IL CALO E L’EUROPA MANCATA. “Sapevamo che per fare bene dovevamo continuare così, ma c’è anche da dire che dopo gennaio abbiamo avuto un calo fisico. C’era molta differenza tra il primo tempo e il secondo. Nei primi 45′ tenevamo ritmi altissimi, poi crollavamo. Se gli avversari mantenevano il risultato il bilico alla pausa, ci creavano tante difficoltà. Non essendo bravi nella fase difensiva, poi, andavamo incontro a risultati particolari. E’ quello il succo del discorso. E’ normale che un giocatore vede il traguardo vicino quando si è lì, ma dall’altra parte è vero che facemmo fatica in quel momento della stagione”.

PICCOLA CRITICA. “Oggi sono un allenatore e, ricordando quella stagione, un consiglio l’avrei voluto dare al mister. La gestione del gruppo di Zeman non era ideale: aveva i suoi fedelissimi e basta. E lo dico da titolarissimo qual ero. Anche i calciatori meno impiegati si mettevano costantemente a disposizione, salvo però sorbirsi delle maniere brusche dall’allenatore. Io, da titolare, provavo a immaginare il loro stato d’animo. Mai presi in considerazione e poi rimproverati.

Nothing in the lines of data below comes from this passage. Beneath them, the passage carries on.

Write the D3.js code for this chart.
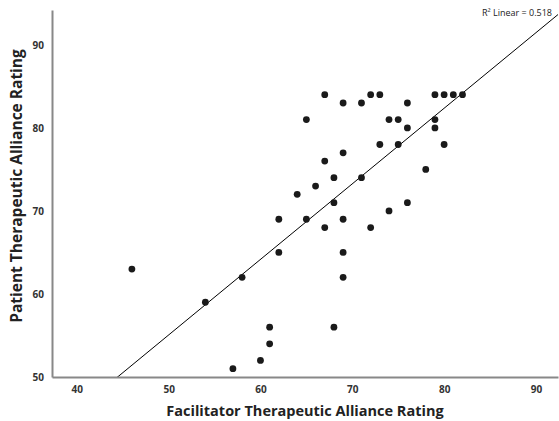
<!DOCTYPE html>
<html>
<head>
<meta charset="utf-8">
<script src="https://cdn.jsdelivr.net/npm/d3@7"></script>
<style>
  html, body { margin: 0; padding: 0; background: #fff; }
  svg { display: block; font-family: "Open Sans", "DejaVu Sans", sans-serif; }
</style>
</head>
<body>
<svg id="chart" width="559" height="421"></svg>
<script>
// ========= Data =========
const facilitator = [46, 54, 58, 57, 60, 61, 61, 62, 62, 64, 65, 66, 67, 67, 68, 68, 68, 69, 69, 69, 69,
  72, 74, 76, 71, 78, 65, 67, 69, 71, 72, 73, 76, 79, 80, 81, 82, 74, 75, 79, 76, 79, 73, 75, 80];
const patient = [63, 59, 62, 51, 52, 54, 56, 65, 69, 72, 69, 73, 76, 68, 71, 74, 56, 69, 65, 62, 77,
  68, 70, 71, 74, 75, 81, 84, 83, 83, 84, 84, 83, 84, 84, 84, 84, 81, 81, 81, 80, 80, 78, 78, 78];
const xTicks = [40, 50, 60, 70, 80, 90];
const yTicks = [50, 60, 70, 80, 90];
const rSquaredLabel = "R² Linear = 0.518";

// ========= Layout =========
const svg = d3.select("#chart");
const margin = { top: 10, right: 1, bottom: 44, left: 52 };
const width = 559, height = 421;
const innerW = width - margin.left - margin.right;
const innerH = height - margin.top - margin.bottom;

const x = d3.scaleLinear().domain([37.3, 92.4]).range([0, innerW]);
const y = d3.scaleLinear().domain([50, 94.2]).range([innerH, 0]);

const g = svg.append("g").attr("transform", `translate(${margin.left},${margin.top})`);

svg.append("defs").append("clipPath").attr("id", "plotClip")
  .append("rect").attr("width", innerW).attr("height", innerH);

// ========= Fit line (least squares) =========
const mx = d3.mean(facilitator), my = d3.mean(patient);
let sxy = 0, sxx = 0;
facilitator.forEach((v, i) => { sxy += (v - mx) * (patient[i] - my); sxx += (v - mx) ** 2; });
const slope = sxy / sxx;
const intercept = my - slope * mx;
const xDom = x.domain();

g.append("line")
  .attr("clip-path", "url(#plotClip)")
  .attr("x1", x(xDom[0])).attr("y1", y(intercept + slope * xDom[0]))
  .attr("x2", x(xDom[1])).attr("y2", y(intercept + slope * xDom[1]))
  .attr("stroke", "#000").attr("stroke-width", 1);

// ========= Points =========
g.selectAll("circle")
  .data(facilitator.map((v, i) => ({ fx: v, py: patient[i] })))
  .join("circle")
  .attr("cx", d => x(d.fx))
  .attr("cy", d => y(d.py))
  .attr("r", 3.4)
  .attr("fill", "#1a1a1a");

// ========= Axes =========
const xAxis = g.append("g")
  .attr("transform", `translate(0,${innerH})`)
  .call(d3.axisBottom(x).tickValues(xTicks).tickSize(0).tickPadding(9));
const yAxis = g.append("g")
  .call(d3.axisLeft(y).tickValues(yTicks).tickSize(0).tickPadding(8));

[xAxis, yAxis].forEach(a => {
  a.select(".domain").attr("stroke", "#888").attr("stroke-width", 2);
  a.selectAll("text")
    .attr("font-size", 10).attr("font-weight", "bold").attr("fill", "#333")
    .attr("font-family", "\"Open Sans\", sans-serif");
});

// ========= Labels =========
svg.append("text")
  .attr("x", margin.left + innerW / 2).attr("y", 416)
  .attr("text-anchor", "middle")
  .attr("font-size", 14.5).attr("font-weight", "bold").attr("fill", "#222")
  .text("Facilitator Therapeutic Alliance Rating");

svg.append("text")
  .attr("transform", `translate(22,186) rotate(-90)`)
  .attr("text-anchor", "middle")
  .attr("font-size", 15.5).attr("font-weight", "bold").attr("fill", "#222")
  .text("Patient Therapeutic Alliance Rating");

svg.append("text")
  .attr("x", 552).attr("y", 16)
  .attr("text-anchor", "end")
  .attr("font-size", 9).attr("fill", "#222")
  .text(rSquaredLabel);
</script>
</body>
</html>
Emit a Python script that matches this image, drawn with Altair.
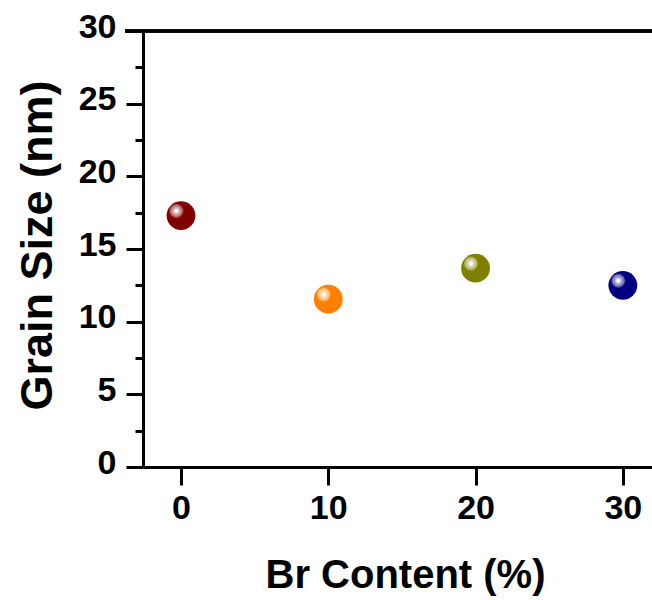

Secondo me, quando si riesce a tenere tutti ben concentrati, in determinati momenti da febbraio in poi, potevamo beneficiare della freschezza di tanti ragazzi e spingere in alto. Giocavamo in dodici-tredici. Eremenko ad esempio faceva la differenza in Nazionale, mentre da noi faceva fatica a entrare negli schemi. Doveva essere lasciato libero di interpretare il suo modo di giocare.”

LA NAZIONALE. “La convocazione azzurra (arrivata nel marzo del 2005, ndr) fu il coronamento di un sogno. Fu meraviglioso, sei accolto alla grande come tutti i grandi calciatori della Nazionale. Un momento bellissimo. All’esordio (Cassetti giocò anche Ecuador-Italia 1-1 a giugno dello stesso anno, ndr) fiorai il gol di testa nel secondo tempo, un difensore dell’Islanda salvò il pallone sulla linea. Se sono orgoglioso di esser stato l’unico calciatore del Lecce in azzurro? Sì, per me è un orgoglio e credo sia un orgoglio anche per il Lecce. Sono orgoglioso, lo ripeto, e geloso di questo. Falco in Nazionale? Sarei contento per lui, ma io rimango sempre il primo. Zeman non mi disse niente dopo la promessa fatta in estate dopo San Giovanni Rotondo. Si divertiva molto con gli attaccanti”.